Here is an outline of needs that frequently go unmet, either because people aren’t aware of them or don’t feel permitted to ask for them:

  • Emotional Needs
    • To feel understood
    • To be comforted when hurt
    • To be treated with respect
    • To feel safe in expressing emotion
    • To be validated, not dismissed
  • Relational Needs
    • To spend meaningful time together
    • To receive honesty and consistency
    • To be supported during hard times
    • To feel appreciated and seen
    • To resolve conflict with care
  • Personal Needs
    • Time alone to recharge
    • Space to think, rest, or reflect
    • Creative or intellectual stimulation
    • A sense of progress or purpose
    • Autonomy over your own choices
  • Physical Needs
    • Rest and sleep without guilt
    • Nourishment and movement
    • Physical touch (when wanted)
    • Safety in your environment
    • Freedom from overexertion
  • Boundary Needs
    • To say no without punishment
    • To have space respected
    • To stop explaining or justifying
    • To be treated with dignity when correcting others
    • To be heard when expressing discomfort

3. How to Identify Your Needs

Start by paying attention to patterns of discomfort. When do you feel drained? Irritated? Unseen? Instead of judging your reaction, ask what need might be going unmet in that moment.
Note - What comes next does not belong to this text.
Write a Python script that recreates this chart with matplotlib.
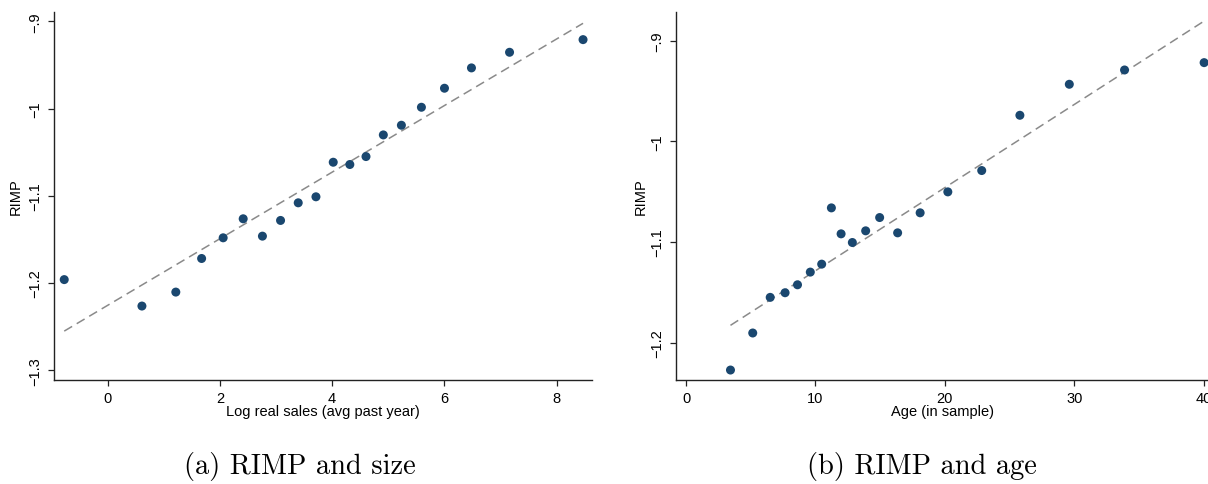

Look for signs in your behavior:

  • Do you shut down emotionally around certain people?
  • Do you overcommit and then resent others?
  • Do you fantasize about escape, solitude, or confrontation?

These are clues. Your unmet needs often live beneath repeated emotional patterns.


4. How to Communicate Your Needs Clearly

Once you’ve identified a need, communicating it clearly is the next step. This doesn’t mean demanding or accusing. It means stating your experience honestly, and letting others know how they can support you.

Use direct, respectful language. For example:

  • “I need some quiet time to recharge today.”
  • “When I share something important, I really need to feel heard.”
  • “It’s important for me to feel that my boundaries are respected.”
  • “I need more time to think before I respond. Can we pause here?”

Avoid assuming the other person should already know. Clarity is not confrontation. It’s kindness—to yourself and to them.


5. What If They Can’t or Won’t Meet Your Needs?

Not everyone will meet your needs. That’s reality. But unmet needs should still be named. When someone can’t meet them, you have more information to work with. You can choose how to adapt, create distance, or fulfill the need in other ways. But when you stay silent, you remove your own power.

It’s better to face a difficult truth than to live with a quiet resentment that grows into disconnection.


Final Thought

Your needs are valid. Whether they’ve been ignored, punished, or misunderstood in the past, they are still yours—and they still matter. When you learn to recognize them without shame and voice them without fear, you begin to live more honestly. You stop waiting to be rescued or noticed. You stop molding yourself to please others.

Instead, you begin to build relationships, environments, and habits that honor who you really are. Not through conflict. Through clarity. And that is what transforms a life.